What Are The Current Trends In Doing Due Diligence?

Manually checking the legitimacy of the seller’s information is very hard. For a small-scale business, it is possible but still very tasking. But if we are talking about corporations, then doing due diligence manually will probably take a long time and more manpower.

In short, it is impractical and that is why the automated digital way is the better solution. By this time, larger companies should have virtual data rooms. They are very crucial in the M&A process since they will serve as storage of all information during the merging or acquisition of a company, whether they are confidential or public. 

As technology keeps on evolving, 2 adjectives are the only basis for the trends used in improving due diligence activities.

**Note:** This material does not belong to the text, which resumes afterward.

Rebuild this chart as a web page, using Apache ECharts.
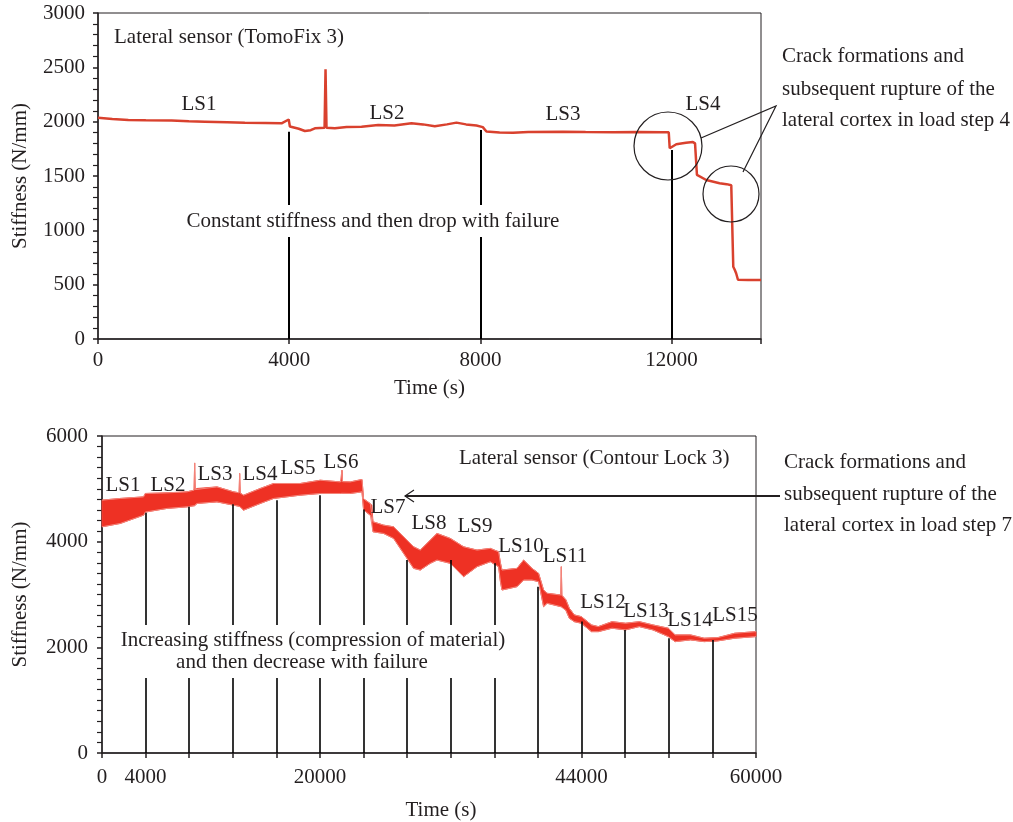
<!DOCTYPE html>
<html>
<head>
<meta charset="utf-8">
<script src="https://cdn.jsdelivr.net/npm/echarts@6/dist/echarts.min.js"></script>
<style>
html, body { margin: 0; padding: 0; background: #fff; }
#main { width: 1013px; height: 822px; }
</style>
</head>
<body>
<div id="main"></div>
<script>
// top panel - lateral sensor, TomoFix 3
var tomoTime = [0, 300, 634, 1000, 1540, 1900, 2237, 2700, 3073, 3500, 3840, 3990, 4014, 4200, 4328, 4450, 4537,
  4740, 4760, 4780, 4955, 5200, 5513, 5861, 6200, 6558, 6800, 7046, 7300, 7499, 7700, 7917, 8050, 8126, 8400,
  8683, 9000, 9728, 10200, 10774, 11300, 11819, 11940, 11960, 12098, 12300, 12446, 12490, 12530, 12725, 13003,
  13150, 13248, 13270, 13290, 13318, 13350, 13388, 13600, 13870];
var tomoStiff = [2035, 2025, 2015, 2012, 2010, 2003, 2000, 1995, 1991, 1988, 1985, 2020, 1955, 1935, 1914, 1922, 1939,
  1945, 2482, 1945, 1939, 1950, 1954, 1969, 1965, 1985, 1975, 1958, 1975, 1991, 1975, 1965, 1950, 1910, 1900,
  1899, 1905, 1908, 1905, 1902, 1905, 1902, 1903, 1755, 1792, 1805, 1812, 1800, 1510, 1463, 1433,
  1425, 1415, 1405, 665, 640, 605, 545, 543, 543];
var tomoStepTimes = [4000, 8000, 12000];
var tomoStepTops = [1908, 1923, 1739];
var tomoXLabels = [0, 4000, 8000, 12000];

// bottom panel - lateral sensor, Contour Lock 3 (noisy trace as low/high envelope)
var clTime = [0, 1679, 3817, 3972, 5963, 7798, 8450, 8500, 8550, 8716, 10550, 12073, 12580, 12628, 12680, 12991,
  14523, 15743, 18193, 20028, 21862, 21970, 22018, 22070, 22780, 23853, 24000, 24615, 24750, 24862, 25835, 26752,
  27670, 28587, 29200, 30119, 30733, 31954, 33174, 34404, 35624, 36385, 36550, 36697, 38073, 38680, 39450, 40055,
  40514, 40835, 42092, 42140, 42190, 42560, 42872, 43340, 43972, 44908, 45532, 46789, 48037, 49294, 50543, 51955,
  52579, 53991, 55240, 56495, 58055, 60000];
var clLow = [4281, 4345, 4502, 4560, 4629, 4659, 4680, 4680, 4690, 4723, 4753, 4691, 4670, 4665, 4660, 4597,
  4723, 4818, 4880, 4912, 4912, 4915, 4915, 4915, 4912, 4943, 4600, 4500, 4470, 4187, 4156, 4062,
  3779, 3495, 3463, 3590, 3652, 3590, 3337, 3526, 3620, 3526, 3250, 3085, 3148, 3274, 3274, 3242,
  2770, 2834, 2770, 2770, 2765, 2700, 2551, 2486, 2456, 2297, 2297, 2362, 2330, 2392, 2330, 2203,
  2108, 2141, 2108, 2122, 2173, 2203];
var clHigh = [4786, 4818, 4848, 4912, 4924, 4943, 4975, 5490, 4985, 5007, 5037, 4943, 4925, 5290, 4920, 4880,
  5007, 5101, 5101, 5163, 5131, 5135, 5352, 5135, 5131, 5177, 4810, 4720, 4690, 4376, 4313, 4281,
  4092, 3903, 3841, 4030, 4156, 4062, 3903, 3841, 3873, 3809, 3600, 3463, 3495, 3652, 3495, 3400,
  3085, 3023, 2990, 3526, 2985, 2900, 2739, 2613, 2581, 2424, 2392, 2486, 2456, 2486, 2424, 2362,
  2235, 2235, 2173, 2184, 2267, 2297];
var clStepTimes = [4000, 8000, 12000, 16000, 20000, 24000, 28000, 32000, 36000, 40000, 44000, 48000, 52000, 56000];
var clStepTops = [4546, 4659, 4710, 4786, 4880, 4610, 3652, 3652, 3590, 3148, 2487, 2330, 2173, 2141];
var clXLabels = [0, 4000, 20000, 44000, 60000];

var serif = 'Liberation Serif';
var fs = 21;
var ink = '#231f20';

function pairs(xs, ys) {
  return xs.map(function (x, i) { return [x, ys[i]]; });
}
function stepLines(times, tops) {
  return times.map(function (t, i) { return [{ coord: [t, 0] }, { coord: [t, tops[i]] }]; });
}

function xAxisCfg(grid, max, labels, labelMargin, nameGap, namePad) {
  return {
    gridIndex: grid, type: 'value', min: 0, max: max, interval: 4000,
    name: 'Time (s)', nameLocation: 'middle', nameGap: nameGap,
    nameTextStyle: { fontFamily: serif, fontSize: fs, color: ink, padding: namePad },
    axisLine: { show: true, onZero: false, lineStyle: { color: ink, width: 1.5 } },
    axisTick: { show: true, length: 5, lineStyle: { color: ink, width: 1.5 } },
    axisLabel: {
      margin: labelMargin, fontFamily: serif, fontSize: fs, color: ink,
      formatter: function (v) { return labels.indexOf(v) >= 0 ? String(v) : ''; }
    },
    splitLine: { show: false }
  };
}
function yAxisCfg(grid, max, interval, minorSplit, labelMargin, nameGap) {
  return {
    gridIndex: grid, type: 'value', min: 0, max: max, interval: interval,
    name: 'Stiffness (N/mm)', nameLocation: 'middle', nameGap: nameGap,
    nameTextStyle: { fontFamily: serif, fontSize: fs, color: ink },
    axisLine: { show: true, lineStyle: { color: ink, width: 1.5 } },
    axisTick: { show: true, length: 5, lineStyle: { color: ink, width: 1.5 } },
    minorTick: { show: true, splitNumber: minorSplit, length: 5, lineStyle: { color: ink, width: 1.2 } },
    axisLabel: {
      margin: labelMargin, fontFamily: serif, fontSize: fs, color: ink,
      formatter: function (v) { return String(v); }
    },
    splitLine: { show: false }
  };
}

function txt(x, y, s, align) {
  return {
    type: 'text', x: x, y: y, z: 60,
    style: { text: s, fontFamily: serif, fontSize: fs, fill: ink, align: align || 'left', verticalAlign: 'middle' }
  };
}

var graphics = [
  // top panel
  txt(114, 37, 'Lateral sensor (TomoFix 3)'),
  txt(199, 104, 'LS1', 'center'), txt(387, 113, 'LS2', 'center'),
  txt(563, 114, 'LS3', 'center'), txt(703, 104, 'LS4', 'center'),
  { type: 'rect', z: 50, shape: { x: 180, y: 205, width: 387, height: 32 }, style: { fill: '#fff' } },
  txt(373, 221, 'Constant stiffness and then drop with failure', 'center'),
  { type: 'circle', z: 60, shape: { cx: 668, cy: 146, r: 34 }, style: { fill: null, stroke: ink, lineWidth: 1.2 } },
  { type: 'circle', z: 60, shape: { cx: 731, cy: 194, r: 28 }, style: { fill: null, stroke: ink, lineWidth: 1.2 } },
  { type: 'polyline', z: 60, shape: { points: [[701, 138], [776, 106], [743, 172]] }, style: { fill: null, stroke: ink, lineWidth: 1.2 } },
  txt(782, 56, 'Crack formations and'),
  txt(782, 89, 'subsequent rupture of the'),
  txt(782, 120, 'lateral cortex in load step 4'),

  // bottom panel
  txt(459, 458, 'Lateral sensor (Contour Lock 3)'),
  txt(123, 485, 'LS1', 'center'), txt(168, 485, 'LS2', 'center'), txt(215, 474, 'LS3', 'center'),
  txt(260, 474, 'LS4', 'center'), txt(298, 468, 'LS5', 'center'), txt(341, 462, 'LS6', 'center'),
  txt(388, 507, 'LS7', 'center'), txt(429, 523, 'LS8', 'center'), txt(475, 526, 'LS9', 'center'),
  txt(521, 546, 'LS10', 'center'), txt(565, 556, 'LS11', 'center'), txt(603, 602, 'LS12', 'center'),
  txt(646, 611, 'LS13', 'center'), txt(690, 620, 'LS14', 'center'), txt(735, 615, 'LS15', 'center'),
  { type: 'rect', z: 50, shape: { x: 116, y: 625, width: 392, height: 53 }, style: { fill: '#fff' } },
  txt(313, 640, 'Increasing stiffness (compression of material)', 'center'),
  txt(302, 662, 'and then decrease with failure', 'center'),
  { type: 'line', z: 60, shape: { x1: 780, y1: 496, x2: 405, y2: 496 }, style: { stroke: ink, lineWidth: 1.8 } },
  { type: 'polyline', z: 60, shape: { points: [[414, 490], [405, 496], [414, 502]] }, style: { fill: null, stroke: ink, lineWidth: 1.2 } },
  txt(784, 462, 'Crack formations and'),
  txt(784, 494, 'subsequent rupture of the'),
  txt(784, 525, 'lateral cortex in load step 7')
];

var chart = echarts.init(document.getElementById('main'));
chart.setOption({
  animation: false,
  backgroundColor: '#fff',
  grid: [
    { left: 98, top: 13, width: 663, height: 326, show: true, borderColor: ink, borderWidth: 1, backgroundColor: 'transparent' },
    { left: 102, top: 436, width: 654, height: 317, show: true, borderColor: ink, borderWidth: 1, backgroundColor: 'transparent' }
  ],
  xAxis: [
    xAxisCfg(0, 13870, tomoXLabels, 11, 39, 0),
    xAxisCfg(1, 60000, clXLabels, 14, 47, [0, 0, 0, 24])
  ],
  yAxis: [
    yAxisCfg(0, 3000, 500, 5, 13, 67),
    yAxisCfg(1, 6000, 2000, 10, 14, 71)
  ],
  graphic: graphics,
  series: [
    {
      name: 'TomoFix 3', type: 'line', xAxisIndex: 0, yAxisIndex: 0,
      data: pairs(tomoTime, tomoStiff), showSymbol: false, symbol: 'none',
      lineStyle: { color: '#d9412e', width: 2.5 },
      markLine: {
        silent: true, symbol: ['none', 'none'], label: { show: false },
        lineStyle: { color: '#000', type: 'solid', width: 2 },
        data: stepLines(tomoStepTimes, tomoStepTops)
      }
    },
    {
      // filled envelope between low and high readings
      name: 'CL band', type: 'custom', xAxisIndex: 1, yAxisIndex: 1,
      data: [[clTime[0], clLow[0]]],
      renderItem: function (params, api) {
        var pts = [];
        for (var i = 0; i < clTime.length; i++) pts.push(api.coord([clTime[i], clHigh[i]]));
        for (var j = clTime.length - 1; j >= 0; j--) pts.push(api.coord([clTime[j], clLow[j]]));
        return { type: 'polygon', shape: { points: pts }, style: { fill: '#ee3124', stroke: '#f0473b', lineWidth: 1 } };
      },
      z: 2
    },
    {
      name: 'CL low', type: 'line', xAxisIndex: 1, yAxisIndex: 1,
      data: pairs(clTime, clLow), showSymbol: false, symbol: 'none',
      lineStyle: { color: '#f4857b', width: 1 }, z: 3,
      markLine: {
        silent: true, symbol: ['none', 'none'], label: { show: false },
        lineStyle: { color: '#000', type: 'solid', width: 1.6 },
        data: stepLines(clStepTimes, clStepTops)
      }
    },
    {
      name: 'CL high', type: 'line', xAxisIndex: 1, yAxisIndex: 1,
      data: pairs(clTime, clHigh), showSymbol: false, symbol: 'none',
      lineStyle: { color: '#f4857b', width: 1 }, z: 3
    }
  ]
});
</script>
</body>
</html>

These words are “fast” and “secure”. The following trends aim to make your due diligence effective and efficient:
 
  • Analytics
 
Programs that can do analytics will improve data gathering, sorting, and organization. 
 
  • Data Privacy & Cybersecurity
 
Digital security has always been needed to ensure all private information stays private and the process flow keeps on flowing. 
 
  • Project Management Software
 
Due diligence activities necessary in M&A transaction needs to be on time and point and that can be managed with just a few clicks of a software.
 
  • Artificial Intelligence
 
AI capabilities improve automation of tasks and interpretation of information to such a level that can even outperform a team of experts with primitive technology. 

Conclusion

As a buyer, you can’t always expect that a product being sold is the same as what the seller is advertising. During an M&A transaction, there is a possibility that ‘red flags’ can be discovered. 

After all the necessary analysis are made and those are negative enough to be ‘deal-breakers, then it is safe to conclude that a deal cannot be materialized. By doing due diligence, you can prevent a potential disaster from happening in the first place.